In Zen in the Art of Archery, the author writes,




"The archer ceases to be conscious of himself as the one who is engaged in hitting the bull's-eye which confronts him. This state of unconscious is realized only when, completely empty and rid of the self, he becomes one with the perfecting of his technical skill, though there is in it something of a quite different order which cannot be attained by any progressive study of the art "



Is it possible that the emptying of the mind in Jordan's "Oneness" (particularly as seen in the archery scenes) comes from this source?



Answer



Possible sources :



  • Vedanta Hinduism

  • Taoism

  • Hermeticism

  • Shamanism


  • Shinto

  • ...


Pandeism (1) and Animism (2) are two of the most common concepts in religions troughout the world. Christianity is actually one of the few religions where both notions are practically non-existant. Even in Judaism and Islam, there are schools of thought (respectively Kabbalism and Sufism) based on a Pandeistic, Animistic worldview.


And if not religion and philosophy, another possible source would be psychedelics.
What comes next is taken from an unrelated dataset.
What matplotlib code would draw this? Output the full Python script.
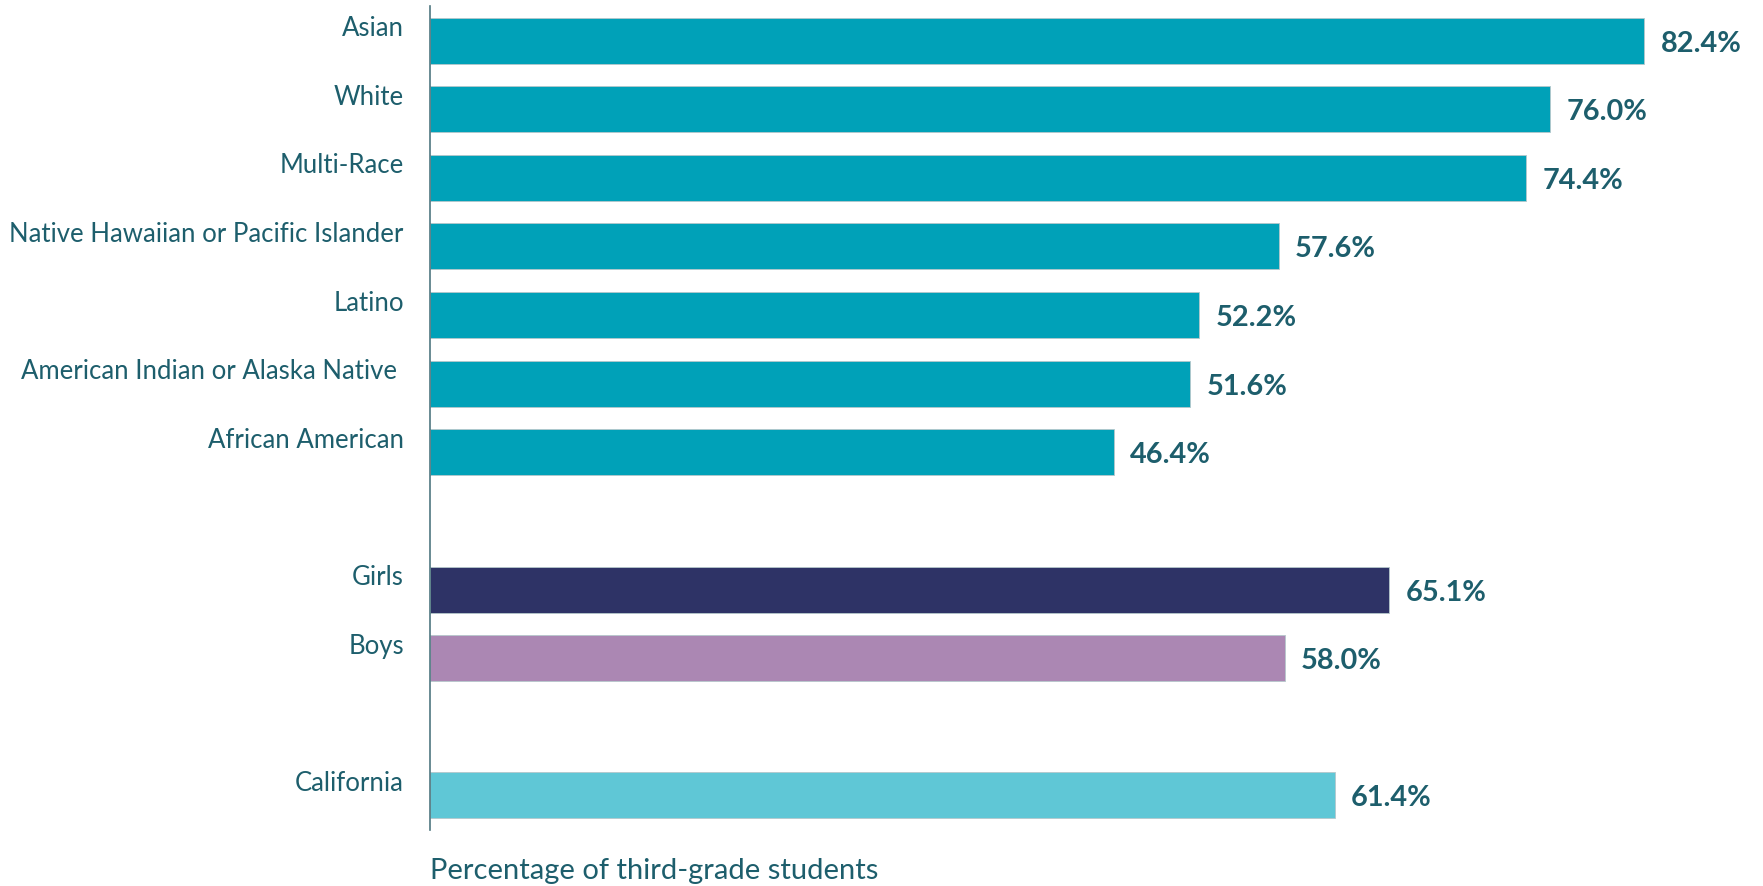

The idea that everything that exists is interconnected and we make up but a tiny, insignificant part of that interconnected whole is perhaps thé most common perception during an LSD trip and one of the driving forces behind the hippie community.


(1) The notion that the universe itself is the highest form of consciousness


(2) The notion that consciousness is a product of complexity and interconnectivity, which means both that consciousness is very layered and that everything that exists has some degree of consciousness.